As we approach the village, metal roofs, one bright blue, appear in the distance. It is much more spread out, each farm having its own farm house, then the Karin village of last night. As we soon discover, it lacks the communal feel we enjoyed yesterday. We tour the three room school and then watch some women weave before settling in. Gone though are the neighbors dropping by and the open trade.

The next morning sees us off on a short hike to the Pai River where we lose our boots to catch our Bamboo Raft.

What's really great:
After hiking for 3 consecutive days, a chance to kick back was most welcome!
After hiking for 3 consecutive days, a chance to kick back was most welcome!
Whatever I expected our raft to be, it wasn't this! Our truck meets us, taking our guide and our packs, while we scramble aboard 10 pieces of bamboo lashed together. The raft is easily less than a meter wide, with small benches and plenty of running water! And it is PERFECT! After hiking for three days in a row, the cool water feels great and the slow pace of our float suits the mood. We lazily glide by farms and fishing traps as the river grows wider. A small alligator slides into the water, egrets majestically linger on the shores, fish jump after dragonflies. The hour and half ride (it takes less during the the rains) draws to a close as we reach Mae Hong Son, a small city nicknamed Thailand's Switzerland for the sharp mountains that surround it.

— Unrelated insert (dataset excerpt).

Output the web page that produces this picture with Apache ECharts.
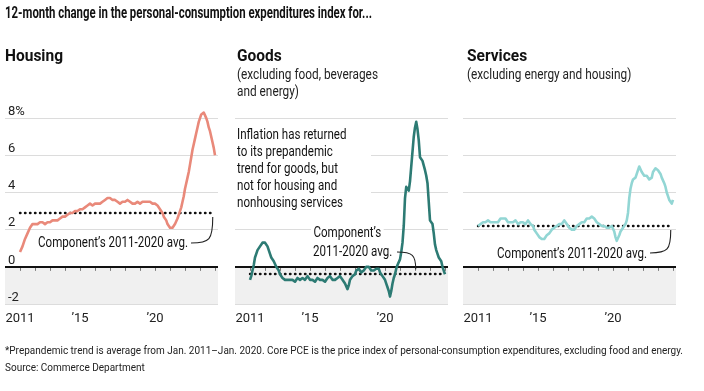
<!DOCTYPE html>
<html><head><meta charset="utf-8">
<script src="https://cdn.jsdelivr.net/npm/echarts@6/dist/echarts.min.js"></script>
<style>html,body{margin:0;padding:0;background:#fff}#c{width:704px;height:391px}</style>
</head><body><div id="c"></div>
<script>
// ---- data (monthly, Jan 2011 - Jan 2024), 12-month % change ----
const startYear = 2011;
const housing = [
  0.8,0.9,1.1,1.3,1.5,1.6,1.8,1.9,2.1,2.2,2.3,2.3,
  2.3,2.4,2.3,2.4,2.4,2.3,2.4,2.4,2.3,2.4,2.4,2.4,
  2.4,2.4,2.5,2.4,2.5,2.5,2.5,2.6,2.6,2.6,2.7,2.7,
  2.7,2.7,2.8,2.8,2.9,2.9,2.9,3.0,3.0,3.0,3.0,3.1,
  3.1,3.1,3.1,3.2,3.2,3.2,3.3,3.3,3.4,3.3,3.3,3.4,
  3.4,3.4,3.4,3.5,3.4,3.5,3.5,3.5,3.6,3.6,3.7,3.7,
  3.7,3.7,3.6,3.6,3.6,3.5,3.5,3.5,3.4,3.4,3.5,3.5,
  3.5,3.5,3.6,3.5,3.5,3.5,3.4,3.4,3.4,3.5,3.5,3.4,
  3.4,3.5,3.5,3.6,3.5,3.5,3.5,3.4,3.5,3.5,3.4,3.4,
  3.4,3.4,3.3,3.2,3.1,3.0,2.9,2.7,2.6,2.5,2.3,2.2,
  2.1,2.1,2.1,2.2,2.3,2.4,2.6,2.8,3.0,3.2,3.5,3.8,
  4.2,4.5,4.8,5.1,5.5,5.9,6.3,6.6,6.9,7.2,7.5,7.8,
  8.0,8.2,8.3,8.3,8.2,8.0,7.8,7.5,7.3,7.0,6.7,6.4,
  6.0
];
const goods = [
  -0.7,-0.5,-0.2,0.1,0.5,0.7,0.9,1.0,1.1,1.2,1.3,1.3,
  1.3,1.2,1.1,0.9,0.7,0.5,0.4,0.3,0.2,0.0,-0.1,-0.2,
  -0.4,-0.5,-0.6,-0.7,-0.7,-0.6,-0.7,-0.6,-0.7,-0.8,-0.7,-0.8,
  -0.8,-0.7,-0.6,-0.7,-0.7,-0.6,-0.6,-0.7,-0.7,-0.6,-0.5,-0.6,
  -0.7,-0.6,-0.7,-0.7,-0.8,-0.7,-0.6,-0.6,-0.7,-0.6,-0.7,-0.7,
  -0.8,-0.7,-0.6,-0.6,-0.5,-0.6,-0.7,-0.6,-0.7,-0.6,-0.6,-0.6,
  -0.5,-0.6,-0.7,-0.8,-0.9,-1.0,-1.2,-1.0,-0.7,-0.6,-0.5,-0.5,
  -0.4,-0.2,-0.1,-0.1,-0.2,-0.3,-0.3,-0.2,-0.1,0.0,0.1,0.0,
  -0.1,-0.2,-0.3,-0.2,-0.1,-0.1,0.0,-0.1,-0.3,-0.4,-0.5,-0.5,
  -0.7,-0.9,-1.1,-1.3,-1.6,-1.3,-0.9,-0.6,-0.4,-0.1,0.1,0.2,
  0.4,0.8,1.3,2.2,3.7,4.3,4.2,4.1,4.6,5.4,6.2,7.0,
  7.5,7.8,7.4,6.8,5.9,5.8,5.7,5.6,5.2,4.9,4.5,3.5,
  2.5,2.4,2.3,1.8,1.2,0.9,0.7,0.5,0.4,0.3,0.0,-0.2,
  -0.4
];
const services = [
  2.2,2.2,2.3,2.3,2.4,2.3,2.4,2.4,2.5,2.4,2.4,2.3,
  2.4,2.3,2.4,2.5,2.4,2.5,2.6,2.5,2.6,2.7,2.6,2.5,
  2.4,2.5,2.4,2.3,2.4,2.4,2.5,2.4,2.3,2.4,2.4,2.5,
  2.4,2.4,2.3,2.4,2.5,2.4,2.3,2.3,2.2,2.0,1.9,1.8,
  1.7,1.6,1.6,1.5,1.6,1.5,1.6,1.7,1.7,1.8,1.9,2.0,
  2.0,2.1,2.2,2.2,2.3,2.3,2.4,2.3,2.4,2.5,2.4,2.3,
  2.2,2.1,2.0,2.0,2.1,2.0,2.1,2.2,2.2,2.3,2.3,2.4,
  2.4,2.4,2.5,2.6,2.6,2.6,2.7,2.7,2.7,2.6,2.5,2.4,
  2.4,2.3,2.3,2.2,2.3,2.2,2.2,2.1,2.2,2.1,2.1,2.2,
  2.1,1.9,1.6,1.4,1.5,1.7,1.9,2.0,2.1,2.2,2.3,2.5,
  2.9,3.7,4.2,4.5,4.7,4.8,4.8,4.9,5.2,5.4,5.3,5.1,
  5.0,4.9,4.9,4.9,4.8,4.7,4.6,4.8,5.1,5.2,5.3,5.2,
  5.2,5.2,5.0,4.8,4.7,4.5,4.3,4.0,3.8,3.6,3.5,3.4,
  3.6
];
const averages = [2.9, -0.35, 2.2];           // component's 2011-2020 avg.
const yTickValues = [-2, 0, 2, 4, 6, 8];
const yTickLabels = ['-2', '0', '2', '4', '6', '8%'];
const xLabelValues = [2011, 2015, 2020];
const xLabels = ['2011', '\u201915', '\u201920'];
const xTickValues = [2011,2012,2013,2014,2015,2016,2017,2018,2019,2020,2021,2022,2023,2024];
const panelTitles = ['Housing', 'Goods', 'Services'];
const panelSubtitles = [[], ['(excluding food, beverages', 'and energy)'], ['(excluding energy and housing)']];
const colors = ['#e9897a', '#2d7b74', '#92d6d4'];
const chartTitle = '12-month change in the personal-consumption expenditures index for...';
const footnote = '*Prepandemic trend is average from Jan. 2011\u2013Jan. 2020. Core PCE is the price index of personal-consumption expenditures, excluding food and energy.';
const source = 'Source: Commerce Department';
const inflationNote = ['Inflation has returned', 'to its prepandemic', 'trend for goods, but', 'not for housing and', 'nonhousing services'];

// ---- chart ----
const FAM = 'Roboto, "Noto Sans", sans-serif';
const months = housing.map((_, i) => startYear + i / 12);
const seriesVals = [housing, goods, services];
const gridLefts = [5, 235, 463];
const chart = echarts.init(document.getElementById('c'), null, {renderer: 'canvas'});

const grids = [], xAxes = [], yAxes = [], series = [];
seriesVals.forEach((vals, i) => {
  grids.push({left: gridLefts[i], top: 107, width: 213, height: 197});
  xAxes.push({
    type: 'value', gridIndex: i, min: 2010, max: 2024.2,
    axisLine: {show: false}, splitLine: {show: false},
    axisTick: {show: true, customValues: xTickValues, length: 4, lineStyle: {color: '#777'}},
    axisLabel: {customValues: xLabelValues, formatter: v => xLabels[xLabelValues.indexOf(v)],
      fontFamily: FAM, fontSize: 13, color: '#222', margin: 8}
  });
  yAxes.push({
    type: 'value', gridIndex: i, min: -2, max: 8.6, interval: 2, z: 2,
    axisLine: {show: false}, axisTick: {show: false},
    splitLine: {show: true, showMaxLine: false, lineStyle: {color: '#dcdcdc', width: 1}},
    axisLabel: {show: i === 0, inside: true, align: 'left', verticalAlign: 'bottom', margin: 3,
      showMaxLabel: false, showMinLabel: true,
      formatter: v => { const k = yTickValues.indexOf(v); return k >= 0 ? yTickLabels[k] : ''; },
      fontFamily: FAM, fontSize: 13, color: '#222'}
  });
  const pts = months.map((m, k) => [m, vals[k]]);
  series.push({
    type: 'line', xAxisIndex: i, yAxisIndex: i, data: pts, z: 1, silent: true,
    showSymbol: false, symbol: 'none', lineStyle: {opacity: 0},
    markArea: {silent: true, z: 0, itemStyle: {color: '#f0f0f0'}, data: [[{yAxis: 0}, {yAxis: -2}]]},
    markLine: {silent: true, z: 3, symbol: 'none', label: {show: false}, animation: false,
      data: [
        {yAxis: 0, lineStyle: {color: '#111', width: 2, type: 'solid'}},
        [{coord: [months[0], averages[i]], lineStyle: {color: '#111', width: 2.4, type: [0.5, 4.5], cap: 'round'}},
         {coord: [months[months.length - 1], averages[i]]}]
      ]}
  });
  series.push({
    type: 'line', xAxisIndex: i, yAxisIndex: i, data: pts, z: 4, silent: true,
    showSymbol: false, symbol: 'none', lineStyle: {color: colors[i], width: 2.6, join: 'round'}
  });
});

chart.setOption({animation: false, grid: grids, xAxis: xAxes, yAxis: yAxes, series: series});

// ---- texts (narrow type emulated by horizontal scaling) ----
const mctx = document.createElement('canvas').getContext('2d');
function measure(s, font) { mctx.font = font; return mctx.measureText(s).width; }
function fontOf(size, weight) { return weight + ' ' + size + 'px ' + FAM; }
function txt(s, x, y, size, weight, sx, extra) {
  return {type: 'text', x: x, y: y, scaleX: sx, z: 60,
    style: Object.assign({text: s, font: fontOf(size, weight), fill: '#111', textVerticalAlign: 'middle'}, extra || {})};
}
function fitScale(s, size, weight, target) { return target / measure(s, fontOf(size, weight)); }

const g = [];
g.push(txt(chartTitle, 5, 14, 16, 'bold', fitScale(chartTitle, 16, 'bold', 367)));
const hdrScale = fitScale('Housing', 16, 'bold', 58);
const subScale = fitScale(panelSubtitles[1][0], 14, 'normal', 141);
panelTitles.forEach((t, i) => {
  const x = i === 0 ? 5 : gridLefts[i] + 2 + (i === 2 ? 2 : 0);
  g.push(txt(t, x, 57, 16, 'bold', hdrScale));
  panelSubtitles[i].forEach((s, k) => g.push(txt(s, x, 75 + k * 17, 14, 'normal', subScale, {fill: '#222'})));
});
const fnScale = fitScale(footnote, 11.5, 'normal', 678);
g.push(txt(footnote, 5, 351, 11.5, 'normal', fnScale, {fill: '#222'}));
g.push(txt(source, 5, 368, 11.5, 'normal', fnScale, {fill: '#222'}));

const annLabel = 'Component\u2019s 2011-2020 avg.';
const annScale = fitScale(annLabel, 14, 'normal', 150);
g.push({type: 'rect', z: 50, shape: {x: 234, y: 125, width: 137, height: 87}, style: {fill: '#fff'}});
inflationNote.forEach((s, k) => g.push(txt(s, 237, 135 + k * 17, 14, 'normal', annScale)));
g.push(txt(annLabel, 38, 243, 14, 'normal', annScale));
g.push(txt(annLabel, 497, 254, 14, 'normal', annScale));
g.push(txt('Component\u2019s', 311, 233, 14, 'normal', annScale, {backgroundColor: '#fff', padding: [1, 3]}));
g.push(txt('2011-2020 avg.', 313, 252, 14, 'normal', annScale));

function leader(gi, from, toData, dir) {
  const p = chart.convertToPixel({gridIndex: gi}, toData);
  const ex = p[0], ey = p[1] + dir * 4;
  return {type: 'bezierCurve', z: 60, shape: {x1: from[0], y1: from[1], cpx1: ex - 3, cpy1: from[1],
    cpx2: ex, cpy2: from[1] - dir * 3, x2: ex, y2: ey}, style: {stroke: '#222', lineWidth: 1.1, fill: null}};
}
const endX = months[months.length - 1] - 0.15;
g.push(leader(0, [191, 243], [endX, averages[0]], 1));
g.push(leader(1, [397, 252], [2022.05, averages[1]], -1));
g.push(leader(2, [650, 253], [endX, averages[2]], 1));
chart.setOption({graphic: g});
</script></body></html>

A quick drive up to Wat Phra That Doi Kong Mu provides vistas overlooking the city, its three large bells begging you grab a stick to ring them with. Young monks gather on the rails to watch the take-off of Mae Hong Son's one daily flight.

Wat Jong Klang reflected in a small man made lake.
Wat Jong Klang reflected in a small man made lake.
Quaint Mae Hong Son sits near the border with Myanmar, and the influence can be seen throughout. The city is lined with temples adorned in Burmese style tin gingerbread and steep wood roofs. Best known is Wat Jong Klang, beautiful at both dawn and dusk as it casts its reflection. Alongside the Chedi sits a 2nd temple with reverse painted glass murals of remarkable detail.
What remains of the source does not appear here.